• Short task
Write out the entire listing below exactly, with the pictures left out.

• Dataset section
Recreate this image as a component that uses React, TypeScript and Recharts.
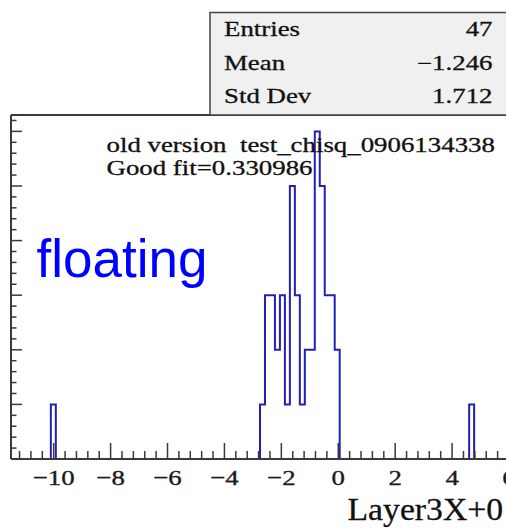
import React from 'react'
import { LineChart, Line, XAxis, YAxis, ReferenceLine } from 'recharts'

// Layer3X+0 histogram, 100 bins on [-11.5, 6] (bin width 0.175), non-empty bins only
const leftSpikeEdges = [-10.1, -9.925]
const leftSpikeCounts = [1]
const coreEdges = [-2.75, -2.575, -2.4, -2.225, -2.05, -1.875, -1.7, -1.525, -1.35, -1.175, -1.0, -0.825, -0.65, -0.475, -0.3, -0.125, 0.05]
const coreCounts = [1, 3, 3, 2, 3, 1, 5, 3, 1, 2, 2, 6, 5, 3, 3, 2]
const rightSpikeEdges = [4.6, 4.775]
const rightSpikeCounts = [1]

const xMajorTicks = [-10, -8, -6, -4, -2, 0, 2, 4, 6]
const statNames = ['Entries', 'Mean', 'Std Dev']
const statValues = ['47', '\u22121.246', '1.712']
const infoLines = ['old version  test_chisq_0906134338', 'Good fit=0.330986']
const axisTitle = 'Layer3X+0'
const overlayLabel = 'floating'

const AXIS = '#3a3a3a'
const HIST = '#2020b8'
const SERIF = '"Liberation Serif", "Times New Roman", serif'

// secondary ticks every 0.4 on x, 0.2 on y
const xTicks = Array.from({ length: 44 }, (_, k) => Math.round((-11.2 + 0.4 * k) * 10) / 10)
const yTicks = Array.from({ length: 32 }, (_, k) => Math.round(2 * k) / 10)

function outline(edges: number[], counts: number[]) {
  const pts = [{ x: edges[0], y: 0 }]
  counts.forEach((c, i) => pts.push({ x: edges[i], y: c }))
  pts.push({ x: edges[edges.length - 1], y: 0 })
  return pts
}

const fmt = (v: number) => (v < 0 ? '\u2212' + Math.abs(v) : String(v))

function XTick(props: any) {
  const { x, y, payload } = props
  const v = payload.value
  const major = xMajorTicks.includes(v)
  return (
    <g>
      <line x1={x} x2={x} y1={y} y2={y - (major ? 16 : 8)} stroke={AXIS} strokeWidth={1.5} />
      {major && (
        <text
          transform={`translate(${x} ${y + 26}) scale(1.22 1)`}
          textAnchor="middle"
          fontFamily={SERIF}
          fontSize={22}
          fill="#1a1a1a"
          stroke="#1a1a1a"
          strokeWidth={0.35}
        >
          {fmt(v)}
        </text>
      )}
    </g>
  )
}

function YTick(props: any) {
  const { x, y, payload } = props
  const major = Number.isInteger(payload.value)
  return <line x1={x} x2={x + (major ? 11 : 5.5)} y1={y} y2={y} stroke={AXIS} strokeWidth={1.5} />
}

function Stretched({ x, y, sx, size, anchor = 'start', children }: any) {
  return (
    <text
      transform={`translate(${x} ${y}) scale(${sx} 1)`}
      textAnchor={anchor}
      fontFamily={SERIF}
      fontSize={size}
      fill="#111"
      stroke="#111"
      strokeWidth={0.3}
      style={{ whiteSpace: 'pre' }}
    >
      {children}
    </text>
  )
}

export default function App() {
  return (
    <div style={{ position: 'absolute', left: 0, top: 0, width: 506, height: 528, overflow: 'hidden', background: '#fff' }}>
      <LineChart width={520} height={528} margin={{ top: 115, right: 11, bottom: 0, left: 10 }}>
        <XAxis
          dataKey="x"
          type="number"
          domain={[-11.5, 6]}
          allowDataOverflow
          ticks={xTicks}
          interval={0}
          tick={<XTick />}
          tickLine={false}
          tickSize={0}
          tickMargin={0}
          height={69}
          axisLine={{ stroke: AXIS, strokeWidth: 2 }}
        />
        <YAxis
          type="number"
          domain={[0, 6.3]}
          allowDataOverflow
          ticks={yTicks}
          interval={0}
          tick={<YTick />}
          tickLine={false}
          tickSize={0}
          tickMargin={0}
          width={1}
          axisLine={{ stroke: AXIS, strokeWidth: 2 }}
        />
        <ReferenceLine y={6.3} stroke={AXIS} strokeWidth={2} />
        <Line data={outline(leftSpikeEdges, leftSpikeCounts)} dataKey="y" type="stepAfter" stroke={HIST} strokeWidth={2} dot={false} isAnimationActive={false} />
        <Line data={outline(coreEdges, coreCounts)} dataKey="y" type="stepAfter" stroke={HIST} strokeWidth={2} dot={false} isAnimationActive={false} />
        <Line data={outline(rightSpikeEdges, rightSpikeCounts)} dataKey="y" type="stepAfter" stroke={HIST} strokeWidth={2} dot={false} isAnimationActive={false} />
      </LineChart>
      <svg width={506} height={528} style={{ position: 'absolute', left: 0, top: 0, pointerEvents: 'none' }}>
        <rect x={210} y={12.5} width={310} height={102.5} fill="#f0f0f0" stroke="#444" strokeWidth={1.5} />
        {statNames.map((n, i) => (
          <Stretched key={n} x={224} y={36 + i * 33.5} sx={1.31} size={20.5}>{n}</Stretched>
        ))}
        {statValues.map((v, i) => (
          <Stretched key={v} x={492.5} y={36 + i * 33.5} sx={1.31} size={20.5} anchor="end">{v}</Stretched>
        ))}
        {infoLines.map((t, i) => (
          <Stretched key={t} x={106.5} y={151.5 + i * 23} sx={1.31} size={20.5}>{t}</Stretched>
        ))}
        <Stretched x={347.5} y={520} sx={1.07} size={31.5}>{axisTitle}</Stretched>
        <text x={36.5} y={276.5} fontFamily='"Liberation Sans", Arial, sans-serif' fontSize={53} fill="#0000ff">
          {overlayLabel}
        </text>
      </svg>
    </div>
  )
}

• Correct result
Recreate this image as a component that uses React, TypeScript and Recharts.
import React from 'react'
import { LineChart, Line, XAxis, YAxis, ReferenceLine } from 'recharts'

// Layer3X+0 histogram, 100 bins on [-11.5, 6] (bin width 0.175), non-empty bins only
const leftSpikeEdges = [-10.1, -9.925]
const leftSpikeCounts = [1]
const coreEdges = [-2.75, -2.575, -2.4, -2.225, -2.05, -1.875, -1.7, -1.525, -1.35, -1.175, -1.0, -0.825, -0.65, -0.475, -0.3, -0.125, 0.05]
const coreCounts = [1, 3, 3, 2, 3, 1, 5, 3, 1, 2, 2, 6, 5, 3, 3, 2]
const rightSpikeEdges = [4.6, 4.775]
const rightSpikeCounts = [1]

const xMajorTicks = [-10, -8, -6, -4, -2, 0, 2, 4, 6]
const statNames = ['Entries', 'Mean', 'Std Dev']
const statValues = ['47', '\u22121.246', '1.712']
const infoLines = ['old version  test_chisq_0906134338', 'Good fit=0.330986']
const axisTitle = 'Layer3X+0'
const overlayLabel = 'floating'

const AXIS = '#3a3a3a'
const HIST = '#2020b8'
const SERIF = '"Liberation Serif", "Times New Roman", serif'

// secondary ticks every 0.4 on x, 0.2 on y
const xTicks = Array.from({ length: 44 }, (_, k) => Math.round((-11.2 + 0.4 * k) * 10) / 10)
const yTicks = Array.from({ length: 32 }, (_, k) => Math.round(2 * k) / 10)

function outline(edges: number[], counts: number[]) {
  const pts = [{ x: edges[0], y: 0 }]
  counts.forEach((c, i) => pts.push({ x: edges[i], y: c }))
  pts.push({ x: edges[edges.length - 1], y: 0 })
  return pts
}

const fmt = (v: number) => (v < 0 ? '\u2212' + Math.abs(v) : String(v))

function XTick(props: any) {
  const { x, y, payload } = props
  const v = payload.value
  const major = xMajorTicks.includes(v)
  return (
    <g>
      <line x1={x} x2={x} y1={y} y2={y - (major ? 16 : 8)} stroke={AXIS} strokeWidth={1.5} />
      {major && (
        <text
          transform={`translate(${x} ${y + 26}) scale(1.22 1)`}
          textAnchor="middle"
          fontFamily={SERIF}
          fontSize={22}
          fill="#1a1a1a"
          stroke="#1a1a1a"
          strokeWidth={0.35}
        >
          {fmt(v)}
        </text>
      )}
    </g>
  )
}

function YTick(props: any) {
  const { x, y, payload } = props
  const major = Number.isInteger(payload.value)
  return <line x1={x} x2={x + (major ? 11 : 5.5)} y1={y} y2={y} stroke={AXIS} strokeWidth={1.5} />
}

function Stretched({ x, y, sx, size, anchor = 'start', children }: any) {
  return (
    <text
      transform={`translate(${x} ${y}) scale(${sx} 1)`}
      textAnchor={anchor}
      fontFamily={SERIF}
      fontSize={size}
      fill="#111"
      stroke="#111"
      strokeWidth={0.3}
      style={{ whiteSpace: 'pre' }}
    >
      {children}
    </text>
  )
}

export default function App() {
  return (
    <div style={{ position: 'absolute', left: 0, top: 0, width: 506, height: 528, overflow: 'hidden', background: '#fff' }}>
      <LineChart width={520} height={528} margin={{ top: 115, right: 11, bottom: 0, left: 10 }}>
        <XAxis
          dataKey="x"
          type="number"
          domain={[-11.5, 6]}
          allowDataOverflow
          ticks={xTicks}
          interval={0}
          tick={<XTick />}
          tickLine={false}
          tickSize={0}
          tickMargin={0}
          height={69}
          axisLine={{ stroke: AXIS, strokeWidth: 2 }}
        />
        <YAxis
          type="number"
          domain={[0, 6.3]}
          allowDataOverflow
          ticks={yTicks}
          interval={0}
          tick={<YTick />}
          tickLine={false}
          tickSize={0}
          tickMargin={0}
          width={1}
          axisLine={{ stroke: AXIS, strokeWidth: 2 }}
        />
        <ReferenceLine y={6.3} stroke={AXIS} strokeWidth={2} />
        <Line data={outline(leftSpikeEdges, leftSpikeCounts)} dataKey="y" type="stepAfter" stroke={HIST} strokeWidth={2} dot={false} isAnimationActive={false} />
        <Line data={outline(coreEdges, coreCounts)} dataKey="y" type="stepAfter" stroke={HIST} strokeWidth={2} dot={false} isAnimationActive={false} />
        <Line data={outline(rightSpikeEdges, rightSpikeCounts)} dataKey="y" type="stepAfter" stroke={HIST} strokeWidth={2} dot={false} isAnimationActive={false} />
      </LineChart>
      <svg width={506} height={528} style={{ position: 'absolute', left: 0, top: 0, pointerEvents: 'none' }}>
        <rect x={210} y={12.5} width={310} height={102.5} fill="#f0f0f0" stroke="#444" strokeWidth={1.5} />
        {statNames.map((n, i) => (
          <Stretched key={n} x={224} y={36 + i * 33.5} sx={1.31} size={20.5}>{n}</Stretched>
        ))}
        {statValues.map((v, i) => (
          <Stretched key={v} x={492.5} y={36 + i * 33.5} sx={1.31} size={20.5} anchor="end">{v}</Stretched>
        ))}
        {infoLines.map((t, i) => (
          <Stretched key={t} x={106.5} y={151.5 + i * 23} sx={1.31} size={20.5}>{t}</Stretched>
        ))}
        <Stretched x={347.5} y={520} sx={1.07} size={31.5}>{axisTitle}</Stretched>
        <text x={36.5} y={276.5} fontFamily='"Liberation Sans", Arial, sans-serif' fontSize={53} fill="#0000ff">
          {overlayLabel}
        </text>
      </svg>
    </div>
  )
}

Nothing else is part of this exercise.